EXTRACTED ENTRIES.
= = = = =
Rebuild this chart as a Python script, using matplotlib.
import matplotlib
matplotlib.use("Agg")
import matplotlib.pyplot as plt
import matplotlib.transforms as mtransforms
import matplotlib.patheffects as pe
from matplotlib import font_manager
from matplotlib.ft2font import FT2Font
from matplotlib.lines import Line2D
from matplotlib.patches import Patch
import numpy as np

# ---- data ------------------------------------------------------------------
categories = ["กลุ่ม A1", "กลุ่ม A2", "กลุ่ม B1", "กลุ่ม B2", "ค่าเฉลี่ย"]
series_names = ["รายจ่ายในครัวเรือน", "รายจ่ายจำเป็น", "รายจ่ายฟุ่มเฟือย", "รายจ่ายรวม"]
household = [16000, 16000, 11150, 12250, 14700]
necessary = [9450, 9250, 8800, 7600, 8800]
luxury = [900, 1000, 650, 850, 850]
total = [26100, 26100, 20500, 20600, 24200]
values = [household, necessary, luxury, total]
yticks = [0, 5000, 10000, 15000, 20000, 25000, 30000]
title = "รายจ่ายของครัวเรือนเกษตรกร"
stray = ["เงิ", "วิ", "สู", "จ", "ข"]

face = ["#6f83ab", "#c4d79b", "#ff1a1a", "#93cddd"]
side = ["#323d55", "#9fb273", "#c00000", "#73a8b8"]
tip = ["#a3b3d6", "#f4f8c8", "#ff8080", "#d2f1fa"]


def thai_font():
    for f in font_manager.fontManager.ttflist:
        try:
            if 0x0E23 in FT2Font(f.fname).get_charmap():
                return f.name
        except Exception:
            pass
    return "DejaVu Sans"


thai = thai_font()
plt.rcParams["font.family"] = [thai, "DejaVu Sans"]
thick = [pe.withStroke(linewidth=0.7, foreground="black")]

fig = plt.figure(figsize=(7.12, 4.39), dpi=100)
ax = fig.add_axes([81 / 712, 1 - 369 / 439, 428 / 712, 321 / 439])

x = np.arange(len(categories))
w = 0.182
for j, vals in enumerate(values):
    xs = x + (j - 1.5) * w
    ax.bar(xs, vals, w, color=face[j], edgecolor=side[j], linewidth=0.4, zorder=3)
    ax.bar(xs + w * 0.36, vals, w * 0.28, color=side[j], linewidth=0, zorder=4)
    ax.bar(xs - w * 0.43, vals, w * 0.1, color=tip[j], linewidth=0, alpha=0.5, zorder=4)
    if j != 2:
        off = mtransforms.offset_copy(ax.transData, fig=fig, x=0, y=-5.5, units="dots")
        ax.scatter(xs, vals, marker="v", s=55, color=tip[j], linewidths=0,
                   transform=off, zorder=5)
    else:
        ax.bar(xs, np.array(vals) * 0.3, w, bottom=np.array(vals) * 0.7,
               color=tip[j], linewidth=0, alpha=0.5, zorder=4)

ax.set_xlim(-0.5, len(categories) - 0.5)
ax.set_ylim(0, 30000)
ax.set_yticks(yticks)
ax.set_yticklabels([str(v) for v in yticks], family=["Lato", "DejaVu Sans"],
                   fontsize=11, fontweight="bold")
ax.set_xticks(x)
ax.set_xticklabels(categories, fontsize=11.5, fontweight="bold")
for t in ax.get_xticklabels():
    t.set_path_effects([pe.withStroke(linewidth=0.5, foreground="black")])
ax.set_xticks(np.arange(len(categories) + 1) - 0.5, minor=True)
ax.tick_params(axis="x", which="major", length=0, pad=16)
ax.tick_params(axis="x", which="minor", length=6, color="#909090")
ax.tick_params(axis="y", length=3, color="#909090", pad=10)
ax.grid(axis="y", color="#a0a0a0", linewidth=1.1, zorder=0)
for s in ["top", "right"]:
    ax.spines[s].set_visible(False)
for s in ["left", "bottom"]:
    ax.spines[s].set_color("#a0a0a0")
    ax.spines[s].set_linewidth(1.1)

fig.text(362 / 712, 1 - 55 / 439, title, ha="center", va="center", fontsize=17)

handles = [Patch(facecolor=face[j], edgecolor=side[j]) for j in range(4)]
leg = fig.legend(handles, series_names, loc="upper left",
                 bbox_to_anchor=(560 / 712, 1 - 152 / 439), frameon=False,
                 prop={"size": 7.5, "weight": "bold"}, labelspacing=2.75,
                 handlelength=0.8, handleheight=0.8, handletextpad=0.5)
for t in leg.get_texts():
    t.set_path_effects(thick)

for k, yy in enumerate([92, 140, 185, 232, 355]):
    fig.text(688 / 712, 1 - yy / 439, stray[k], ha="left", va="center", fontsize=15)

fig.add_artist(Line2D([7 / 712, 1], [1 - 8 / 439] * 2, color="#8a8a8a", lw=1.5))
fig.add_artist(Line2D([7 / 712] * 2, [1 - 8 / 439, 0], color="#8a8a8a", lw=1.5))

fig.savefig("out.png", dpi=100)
= = = = =
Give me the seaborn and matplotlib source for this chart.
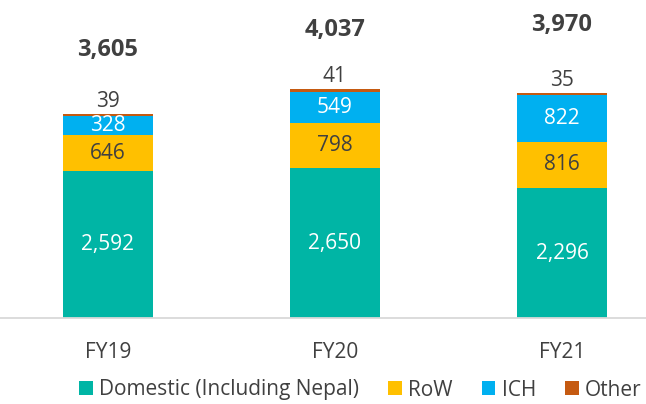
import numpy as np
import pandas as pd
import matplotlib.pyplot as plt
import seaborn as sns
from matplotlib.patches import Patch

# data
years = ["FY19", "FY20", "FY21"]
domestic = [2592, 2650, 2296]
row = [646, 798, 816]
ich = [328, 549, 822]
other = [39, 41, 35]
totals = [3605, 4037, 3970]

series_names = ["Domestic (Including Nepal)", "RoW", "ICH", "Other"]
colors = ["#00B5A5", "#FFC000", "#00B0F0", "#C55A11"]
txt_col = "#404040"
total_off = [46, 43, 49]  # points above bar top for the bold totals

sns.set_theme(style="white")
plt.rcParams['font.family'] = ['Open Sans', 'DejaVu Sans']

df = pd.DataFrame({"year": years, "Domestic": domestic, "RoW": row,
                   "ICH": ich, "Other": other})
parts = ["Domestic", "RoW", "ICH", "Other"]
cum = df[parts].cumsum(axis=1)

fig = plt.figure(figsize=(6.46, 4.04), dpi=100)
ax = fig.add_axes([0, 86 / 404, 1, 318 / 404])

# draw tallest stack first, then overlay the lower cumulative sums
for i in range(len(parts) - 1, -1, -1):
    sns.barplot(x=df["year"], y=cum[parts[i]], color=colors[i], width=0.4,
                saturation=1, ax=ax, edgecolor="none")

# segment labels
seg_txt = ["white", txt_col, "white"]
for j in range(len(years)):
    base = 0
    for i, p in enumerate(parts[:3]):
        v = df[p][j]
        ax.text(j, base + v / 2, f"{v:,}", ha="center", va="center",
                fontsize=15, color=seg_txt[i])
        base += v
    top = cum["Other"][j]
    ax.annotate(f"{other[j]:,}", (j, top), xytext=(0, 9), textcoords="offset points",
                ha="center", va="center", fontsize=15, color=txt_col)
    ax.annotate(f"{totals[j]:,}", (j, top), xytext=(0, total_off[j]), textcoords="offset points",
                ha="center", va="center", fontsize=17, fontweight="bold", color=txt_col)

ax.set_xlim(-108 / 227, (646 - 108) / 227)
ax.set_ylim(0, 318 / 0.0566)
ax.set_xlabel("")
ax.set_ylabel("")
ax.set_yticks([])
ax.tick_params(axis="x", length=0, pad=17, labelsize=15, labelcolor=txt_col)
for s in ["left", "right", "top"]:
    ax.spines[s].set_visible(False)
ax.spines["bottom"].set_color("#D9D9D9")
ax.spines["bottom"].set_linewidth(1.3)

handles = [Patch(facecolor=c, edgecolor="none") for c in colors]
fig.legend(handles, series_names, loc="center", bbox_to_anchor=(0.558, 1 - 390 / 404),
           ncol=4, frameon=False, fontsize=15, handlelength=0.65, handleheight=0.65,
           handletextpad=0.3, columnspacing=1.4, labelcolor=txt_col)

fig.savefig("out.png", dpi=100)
= = = = =
WORK REQUIRED. Nothing but the lines from the one containing "Give me the" through the one containing "totals = [3605, 4037, 3970]" should be written out, exactly and with both ends. Pictures are left out.

WRITTEN SOLUTION.
Give me the seaborn and matplotlib source for this chart.
import numpy as np
import pandas as pd
import matplotlib.pyplot as plt
import seaborn as sns
from matplotlib.patches import Patch

# data
years = ["FY19", "FY20", "FY21"]
domestic = [2592, 2650, 2296]
row = [646, 798, 816]
ich = [328, 549, 822]
other = [39, 41, 35]
totals = [3605, 4037, 3970]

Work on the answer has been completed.